02Jun

What material is best for replacing amalgam fillings?

by Dr. McBride

Now, for something very important: What material is best for their replacement?

This is a very significant question and more encompassing than one might think.  The materials used can be influenced by several factors, such as the case of those used in manufacturing an airplane which needs to have proper form, structure and function for successful, safe flights.  The following information will assist you in understanding why this is so important.
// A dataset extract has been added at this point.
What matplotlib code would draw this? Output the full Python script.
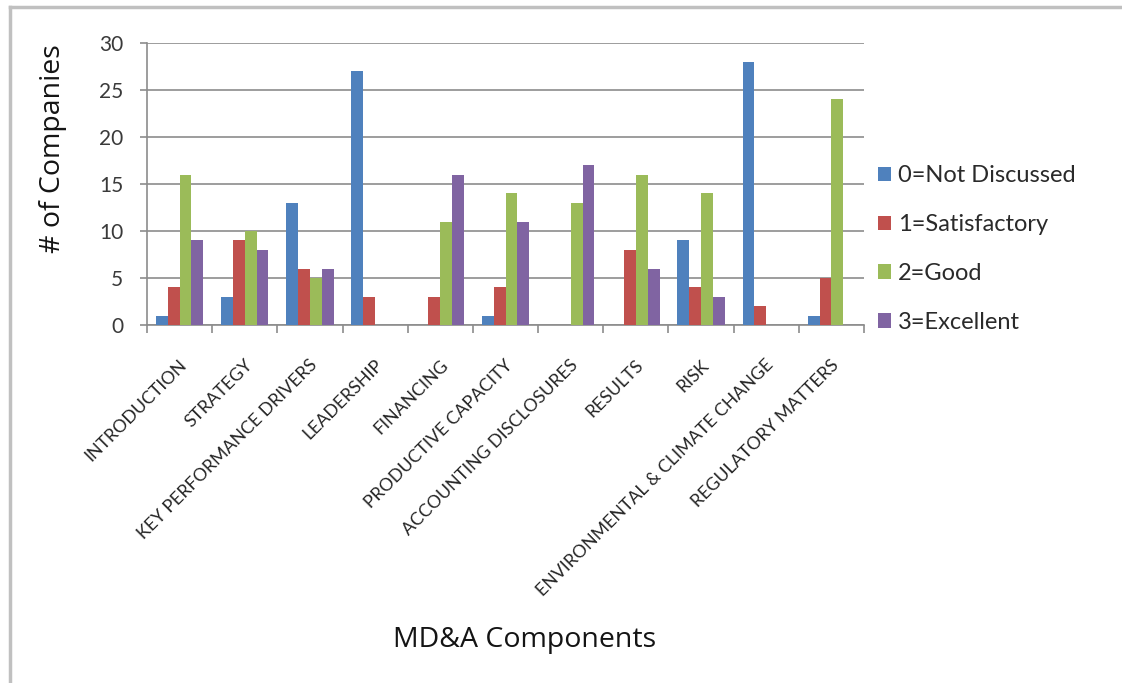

We see new patients daily who have varied concerns that prompt them to enter the Dental Wellness Center family of patients, e.g., routine check-up, gum and decay problems, TMJ, head and neck pain, cosmetic concerns, teeth replacements – bridges, partials, root replacement implants, etc. as well as mercury amalgam filling removals.  All who enroll begin a process that includes an initial interview with the doctor, a clinical oral examination and a complete series of radiographs.  During the clinical examination, various oral health/disease parameters are investigated such as:

  • Blood Pressure/heart rate recording
  • Oral Cancer visual and palpation inspection
  • Bite analysis – checking of functional parameters
  • Tooth wear analysis
  • Individual teeth inspection
  • Periodontal (gum) measuring and recording bleeding areas
  • Phase microscopic plaque analysis
  • Intra-oral camera photographs
  • Mouth models mounted on a jaw simulator, if warranted

Type of filling material used is just one aspect of looking at The Bigger Picture.  For instance, if a person’s bite alignment is off and it is causing teeth to have abnormal wear, head and/or neck pain or loose teeth, the alignment would need to be addressed first, as placing any type of restorative material to comply with a bite that is off would not only perpetuate the underlying problem, but could also worsen it.  Just like placing new tires on an automobile whose front end is out of alignment.